There are a number of links in there that actually discuss gen ed changes.

I've also been researching the outcomes of American vs. European colleges.  I'll post on them at some point.

Maybe there is not a conversation to be had on this point.  We're crabs in a barrel.
Come, fill the Cup, and in the fire of Spring
Your Winter-garment of Repentance fling:
The Bird of Time has but a little way
To flutter--and the Bird is on the Wing.

marshwiggle

Quote from: Wahoo Redux on May 10, 2021, 08:07:38 PM

Quote
the Goucher Commons, adopted in 2017. It seeks to give even -- and perhaps especially -- first-year students the opportunity to deal with real-world questions through an interdisciplinary lens. Goucher doesn't have distribution requirements but asks that undergraduates take four seminars, one each year. Students also must take at least three "center pair exploration" courses during their first three years, to build on the first seminar experience.

Exploration courses include one Cresiski teaches on disease and discrimination, which discusses both the pathology and politics of disease. Other examples are those on Shakespeare and difference, and life in Baltimore since 1968. Students complete each of these courses with a signature project.

All students study abroad as another curriculum requirement related to language and culture. Common inquiry areas are justice, both among people and in the natural world, and many courses center on those ideas. Writing is also a key focus area, since Goucher believes that all its students will have to learn to write well to succeed, regardless of field. General education ends with a capstone experience in the final year, and students share their work at a symposium. Goucher Commons courses total about 40, of 120 required for graduation.


Goucher College tuition: $48000

I guess their students can afford the study abroad requirement.

Seriously, these kinds of examples just reflect how out-of-touch some people are.
It takes so little to be above average.

mythbuster

We've had this conversation before, back on the old Fora. As I remember, the courses/ skills that we collectively endorsed at the time were:

Personal finance
Computer literacy- at the time we though the Microsoft Certification programs might be a good place to start with this.
Nutrition and Cooking- I personally LOVE the idea of a nutrition gen ed with a cooking lab.

There likely were others that I don't remember. Some of these have shown up in the discussion above. NONE of these looks like what the current Gen Eds at most schools are.

Revisiting this in 2020 I would add a course in Local History and the impact of Government decisions on the area. This would nicely tie into a better understanding of Civics.

Now, If I truly ran the world, all of this would be a core of the middle and high school curriculum so that everyone had exposure to these necessary skills and ideas.
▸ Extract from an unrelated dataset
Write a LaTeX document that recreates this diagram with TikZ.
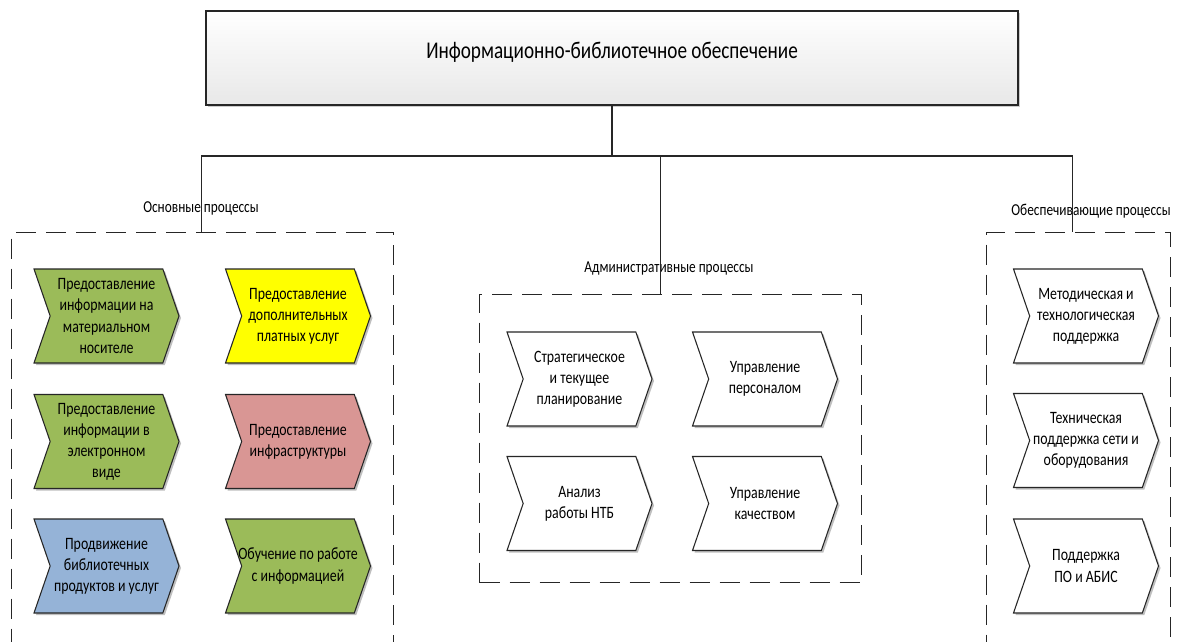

But, we live in reality, so that's not likely to ever happen.

Ruralguy

At Goucher, I believe tuition covers study abroad so long as you are on one of their sponsored programs.
As with most SLACs, list price can be dramatically reduced with various scholarships.

Hegemony

#95
Quote from: marshwiggle on May 11, 2021, 05:16:23 AM

Goucher College tuition: $48000

I guess their students can afford the study abroad requirement.

Seriously, these kinds of examples just reflect how out-of-touch some people are.

Remember that $48,000 is just the sticker price. It only applies to rich kids who get no financial aid.

Goucher's website says that 97% of its students receive financial aid, and that "Goucher awards more than $44 million annually in financial aid (through grants, scholarships, loans, and federal work-study), and our average debt is almost 12 percent below the national average." Niche.com says that the average award package at Goucher is $31,804 per year, meaning the students are actually on the hook for around $16,000.

It's a common misunderstanding among parents that a college's nominal cost is the actual cost paid by students and their families, but I'm surprised to see that even some academics don't know how college pricing works.

Ruralguy

In my experience parents understand this very well. It seems to be our faculty who don't get discounts.